First, companies wrongly assume that the same market research methods they have been using for years to quantify solution preferences will also work to quantify the customer’s needs, i.e., determine which are under/over-served and to what degree. 

Unfortunately, while market research methods that employ max diff, forced choice, paired comparison, conjoint, stated/revealed preference and other techniques may be appropriate in quantifying solution preferences, none of them work when applied to quantifying customer needs. Interestingly, this problem is not widely acknowledged as most companies continue to use the wrong tools to quantify customer needs. (To learn more, see Reinventing Market Research To Put Jobs-To-Be-Done Theory Into Practice).

Second, the methods required to quantify customer needs violate (artificial) constraints that researchers have placed upon themselves for decades. For example, the research methods that we use as part of the ODI process require lengthy surveys (often 30 minutes or so) and ask respondents to rate the importance and satisfaction of up to 150 desired outcome (need) statements. While such a survey may seem like overkill, it works to quantify the inputs needed to transform innovation into a predictable process. (See Quantify Your Customers Unmet Needs.)
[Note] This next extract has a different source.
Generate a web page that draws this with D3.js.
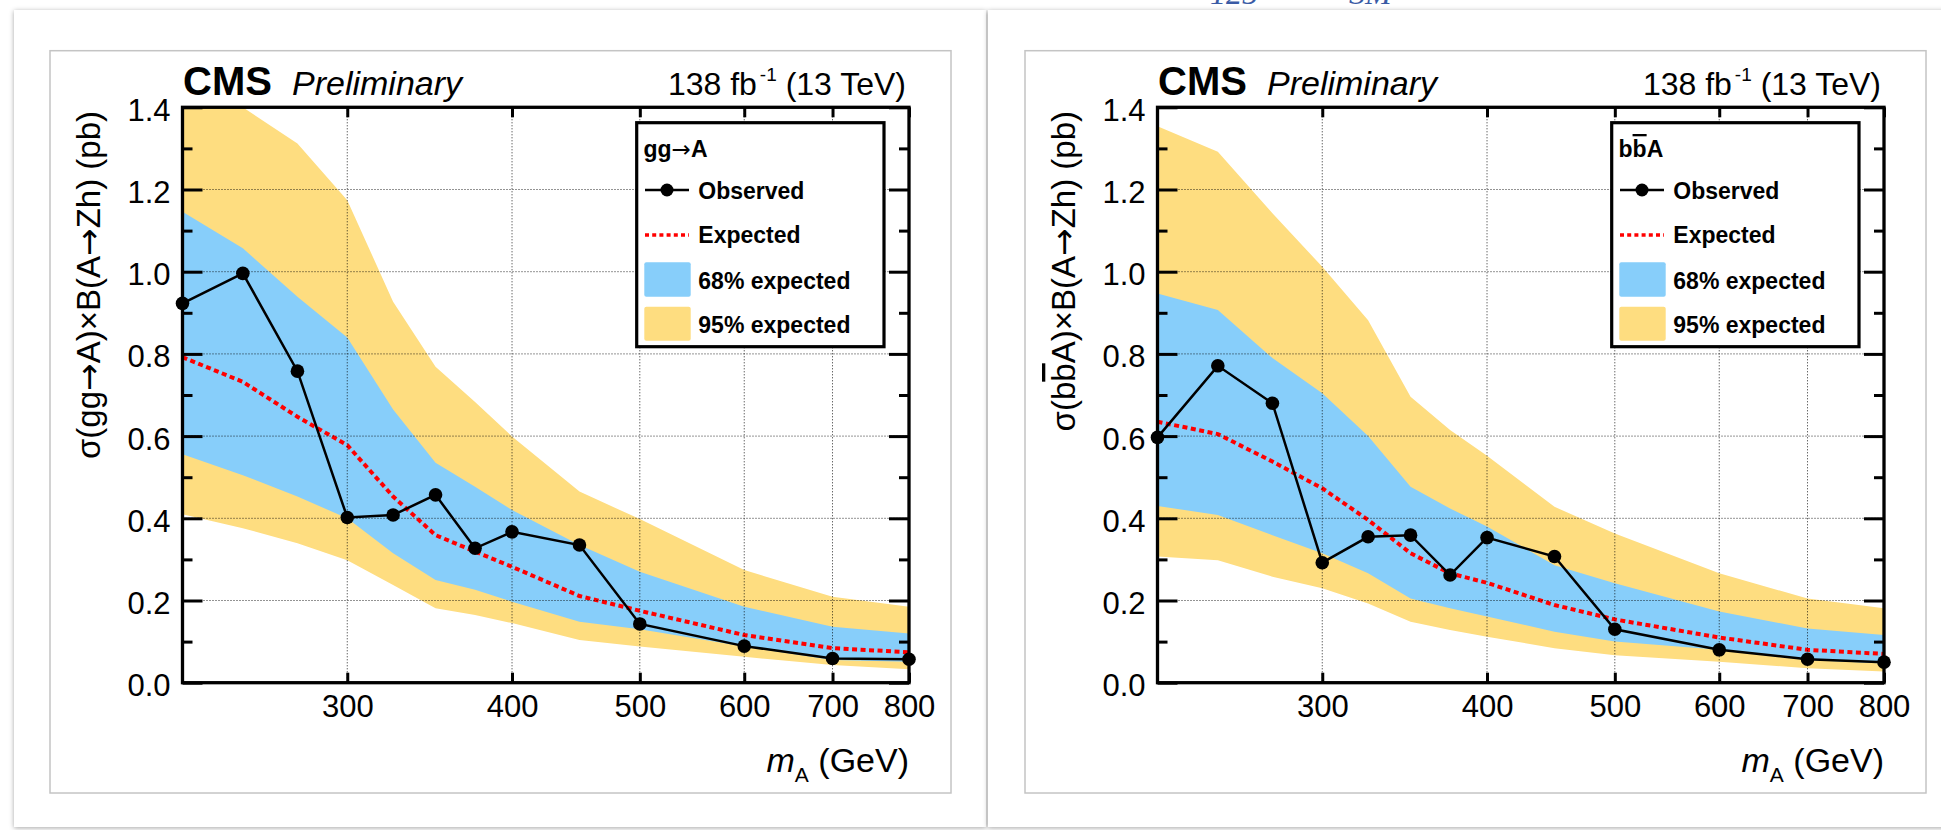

Lastly, company researchers often act as the gatekeepers of customer information to marketing and development teams. As such, they sometimes feel threatened by new research methods being introduced into the organization and work to ensure they are not adopted. In reality, these new methods represent a growth opportunity for researchers who are interested in making innovation more predictable.

If a company is able to overcome these 5 barriers, it will dramatically improve its chances of mastering innovation and creating products and services that will consistently and predictably win in the marketplace. Adopting an innovation process (such as Outcome-Driven Innovation) will help a company overcome these barriers and replace luck with a predictable innovation process.